Temporal Condensation of Tamil News

Named Entity Recognition, Extractive summarization, Inverted Index, BERT

Authors

July 13, 2021

Downloads

Since the dawn of the Internet, we have been inundated with an excess of information. The volume of information available on the Internet is expected to grow exponentially. This brings a need for summarization of information. Thus, making summarization one of the most sought-after topics in the domain of natural language processing. It is essential to be informed about the vital happenings, and newspapers have been serving this purpose for a very long time. Sadly, there is a perception among the general public that no news agency today can be unequivocally trusted, the credibility of news articles is uncertain. Therefore, one has to read news articles from various sources to get an unbiased view on  topic. When a query related to an event is entered in SEs like google, the search renders an overwhelming number of responses, it is humanly impossible to read all of them. In an effort to address the aforementioned problems, a condensation of news articles covering the Tamilnadu Legislative Assembly election is performed. The news articles were collected from various news sources over a period of two months. The collected articles were translated from Tamil to English. These articles included news about various events, in order to segregate Tamilnadu related news from them k-means clustering was performed on the dataset. The relvant news articles acquired was pre-processed to remove ambiguity and mistakes from translation.
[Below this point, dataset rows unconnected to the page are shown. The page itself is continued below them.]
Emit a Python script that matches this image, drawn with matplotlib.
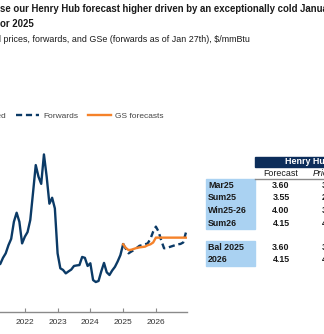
import numpy as np
import matplotlib
matplotlib.use('Agg')
import matplotlib.pyplot as plt
from matplotlib.patches import Rectangle

# monthly Henry Hub realized prices ($/mmBtu), Mar 2021 - Jan 2025
realized_start = (2021, 3)
realized = [2.60, 2.66, 3.00, 3.25, 3.70, 4.05, 5.00, 5.50, 5.00, 3.80,
            4.17, 4.43, 5.10, 6.60, 8.14, 7.50, 7.10, 8.73, 7.50, 6.00, 6.33, 5.74,
            3.25, 2.42, 2.33, 2.14, 2.25, 2.35, 2.55, 2.58, 2.60, 3.05, 3.00, 2.55,
            2.70, 1.77, 1.66, 1.72, 2.25, 2.72, 2.20, 2.05, 2.30, 2.50, 2.80, 3.15,
            3.75]

# forwards as of Jan 27th, Jan 2025 - Dec 2026
forwards_start = (2025, 1)
forwards = [3.75, 3.50, 3.25, 3.35, 3.43, 3.55, 3.67, 3.70, 3.75, 3.80, 4.05, 4.45,
            4.73, 4.45, 3.95, 3.53, 3.55, 3.60, 3.65, 3.70, 3.75, 3.77, 3.85, 4.40]

# GS forecasts, Jan 2025 - Dec 2026
gs_start = (2025, 1)
gs = [3.75, 3.55, 3.43, 3.45, 3.50, 3.55, 3.58, 3.60, 3.62, 3.70, 3.75, 3.85,
      4.12, 4.12, 4.12, 4.12, 4.12, 4.12, 4.12, 4.12, 4.12, 4.12, 4.12, 4.12]

years = [2022, 2023, 2024, 2025, 2026]

# table
row_labels = ['Mar25', 'Sum25', 'Win25-26', 'Sum26', 'Bal 2025', '2026']
gs_fcst = ['3.60', '3.55', '4.00', '4.15', '3.60', '4.15']
prior_fcst = ['3.10', '2.95', '3.40', '4.00', '3.05', '4.00']

NAVY = '#0b3a66'
ORANGE = '#f5822a'
FONT = 'Liberation Sans'
W, H = 324, 334


def months(start, n):
    y, m = start
    return np.array([y + (m - 1 + i) / 12 for i in range(n)])


def fx(x):
    return x / W


def fy(y):
    return 1 - y / H


fig = plt.figure(figsize=(W / 100, H / 100), dpi=100)

# plot area in pixels: x 2020.0 -> -40.7px, 2026.95 -> 187px; y 0 -> 312px, 10 -> 131.5px
left, right, bottom, top = -40.7, 187, 312, 131.5
ax = fig.add_axes([fx(left), fy(bottom), (right - left) / W, (bottom - top) / H])
ax.set_xlim(2020.0, 2026.95)
ax.set_ylim(0, 10)

ax.plot(months(realized_start, len(realized)), realized, color=NAVY, lw=1.7,
        label='Realized', solid_joinstyle='round')
ax.plot(months(forwards_start, len(forwards)), forwards, color=NAVY, lw=1.7,
        dashes=(2.6, 1.6), label='Forwards')
ax.plot(months(gs_start, len(gs)), gs, color=ORANGE, lw=1.7, label='GS forecasts')

for s in ['left', 'right', 'top']:
    ax.spines[s].set_visible(False)
ax.spines['bottom'].set_color('#8a8a8a')
ax.spines['bottom'].set_linewidth(1)
ax.set_yticks([])
ax.set_xticks(years)
ax.set_xticklabels([str(y) for y in years], fontsize=6, color='#333333', family=FONT)
ax.tick_params(axis='x', direction='in', length=3, color='#8a8a8a', pad=5)

leg = ax.legend(loc='center left', bbox_to_anchor=(fx(-54), fy(116)),
                bbox_transform=fig.transFigure, ncol=3, frameon=False,
                prop={'family': FONT, 'size': 6},
                handlelength=2.75, handletextpad=0.5, columnspacing=1.2,
                borderpad=0, borderaxespad=0)
for t in leg.get_texts():
    t.set_color('#444444')

# titles (left part of the page is cut off)
fig.text(fx(0), fy(9), 'se our Henry Hub forecast higher driven by an exceptionally cold January',
         fontsize=6.9, fontweight='bold', family=FONT,
         color='#1a1a1a', va='center', ha='left')
fig.text(fx(0), fy(24), 'or 2025', fontsize=6.9, fontweight='bold',
         family=FONT, color='#1a1a1a', va='center', ha='left')
fig.text(fx(-3.5), fy(39), 'd prices, forwards, and GSe (forwards as of Jan 27th), $/mmBtu',
         fontsize=6.4, family=FONT, color='#1a1a1a', va='center', ha='left')

# table
fig.patches.append(Rectangle((fx(255), fy(167)), fx(120), 10 / H,
                             transform=fig.transFigure, color='#0c2d5a'))
fig.text(fx(285), fy(162), 'Henry Hub', color='white', fontsize=6.4,
         fontweight='bold', family=FONT, va='center', ha='left')
fig.text(fx(281), fy(173.5), 'Forecast', fontsize=6.4, family=FONT,
         color='#1a1a1a', va='center', ha='center')
fig.text(fx(313), fy(173.5), 'Prior', fontsize=6.4, family=FONT,
         style='italic', color='#1a1a1a', va='center', ha='left')
fig.lines.append(plt.Line2D([fx(255), fx(324)], [fy(179), fy(179)],
                            transform=fig.transFigure, color='#8a8a8a', lw=1))

fig.patches.append(Rectangle((fx(206), fy(229)), fx(49), 50 / H,
                             transform=fig.transFigure, color='#aad2f2'))
fig.patches.append(Rectangle((fx(206), fy(266)), fx(49), 25 / H,
                             transform=fig.transFigure, color='#aad2f2'))

row_y = [185.5, 198, 210.5, 223, 247.5, 259.5]
for lab, f, p, y in zip(row_labels, gs_fcst, prior_fcst, row_y):
    fig.text(fx(208), fy(y), lab, fontsize=6.4, fontweight='bold',
             family=FONT, color='#1a1a1a', va='center', ha='left')
    fig.text(fx(281), fy(y), f, fontsize=6.4, fontweight='bold',
             family=FONT, color='#1a1a1a', va='center', ha='center')
    fig.text(fx(322), fy(y), p, fontsize=6.4, fontweight='bold',
             family=FONT, color='#1a1a1a', va='center', ha='left')

fig.savefig('out.png', dpi=100)
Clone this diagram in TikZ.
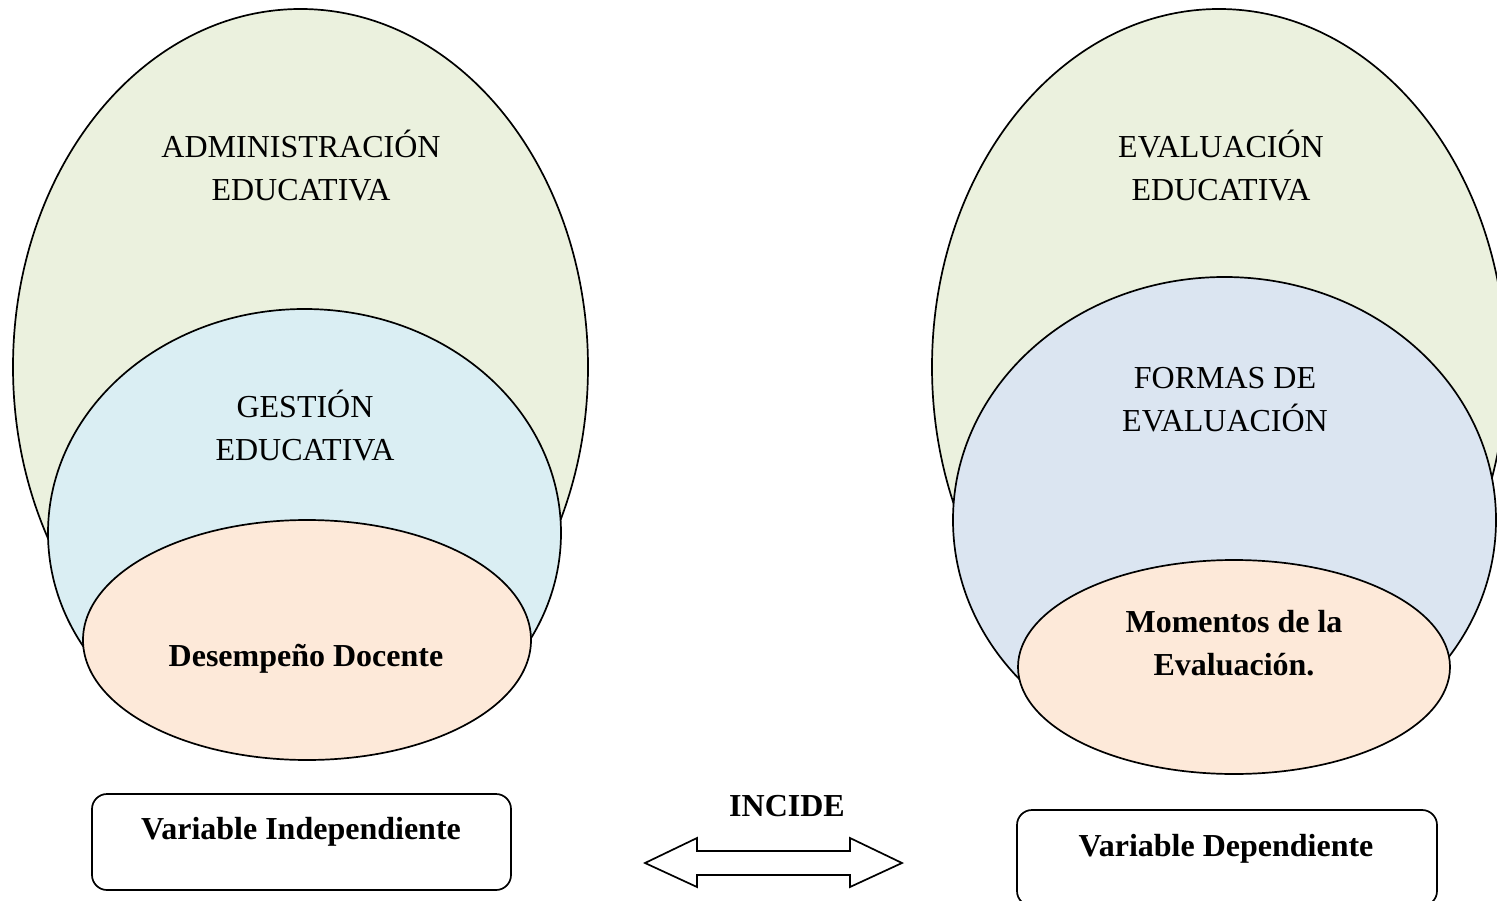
\documentclass[tikz,border=0pt]{standalone}
\usepackage{fontspec}
\setmainfont{Liberation Serif}
\usetikzlibrary{shapes.geometric}
\definecolor{olivefill}{HTML}{EBF1DE}
\definecolor{aquafill}{HTML}{DAEEF3}
\definecolor{bluefill}{HTML}{DBE5F1}
\definecolor{orangefill}{HTML}{FDE9D9}
\begin{document}
\begin{tikzpicture}[x=1pt,y=-1pt,
  oval/.style={ellipse, draw=black, line width=1.7pt, inner sep=0pt},
  lbl/.style={align=center, font=\fontsize{32}{43}\selectfont, inner sep=0pt},
  blbl/.style={align=center, font=\fontsize{32}{43}\selectfont\bfseries, inner sep=0pt},
  varbox/.style={draw=black, line width=1.7pt, rounded corners=15pt, inner sep=0pt, fill=white}]
\useasboundingbox (0,0) rectangle (1497,901);
\clip (0,0) rectangle (1497,901);
% left group
\node[oval, fill=olivefill, minimum width=575pt, minimum height=716pt] (adm) at (300.5,367) {};
\node[oval, fill=aquafill, minimum width=513pt, minimum height=448pt] (ges) at (304.5,533) {};
\node[oval, fill=orangefill, minimum width=448pt, minimum height=240pt] (des) at (307,640) {};
\node[lbl] (admt) at (301,166) {ADMINISTRACIÓN\\EDUCATIVA};
\node[lbl] (gest) at (305,426) {GESTIÓN\\EDUCATIVA};
\node[blbl] (dest) at (306,659) {Desempeño Docente};
% right group
\node[oval, fill=olivefill, minimum width=574pt, minimum height=716pt] (eva) at (1219,367) {};
\node[oval, fill=bluefill, minimum width=543pt, minimum height=486pt] (for) at (1224.5,520) {};
\node[oval, fill=orangefill, minimum width=432pt, minimum height=214pt] (mom) at (1234,667) {};
\node[lbl] (evat) at (1221,166) {EVALUACIÓN\\EDUCATIVA};
\node[lbl] (fort) at (1225,400) {FORMAS DE\\EVALUACIÓN};
\node[blbl] (momt) at (1234,643) {Momentos de la\\Evaluación.};
% boxes
\node[varbox, minimum width=419pt, minimum height=96pt] (vi) at (301.5,842) {};
\node[blbl] (vit) at (301,832) {Variable Independiente};
\node[varbox, minimum width=420pt, minimum height=96pt] (vd) at (1227,858) {};
\node[blbl] (vdt) at (1226,849) {Variable Dependiente};
% arrow
\node[blbl] (inc) at (787,806) {INCIDE};
\draw[line width=1.7pt, fill=white, line join=miter]
  (645,863) -- (697,838) -- (697,851) -- (850,851) -- (850,838) -- (902,863)
  -- (850,887) -- (850,875) -- (697,875) -- (697,887) -- cycle;
\end{tikzpicture}
\end{document}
These articles were summarized individually using a linear regression model that gave importance to features such as named entities, number of words that were similar to title etc. The acquired individual summaries were summarized using BERT extractive summarizer as it would reduce redundancy. When generated summary was compared with introduction and title of the article in the absence of an introduction a precision of 0.512, recall of 0.25 and f-measure of 0.31 were obtained.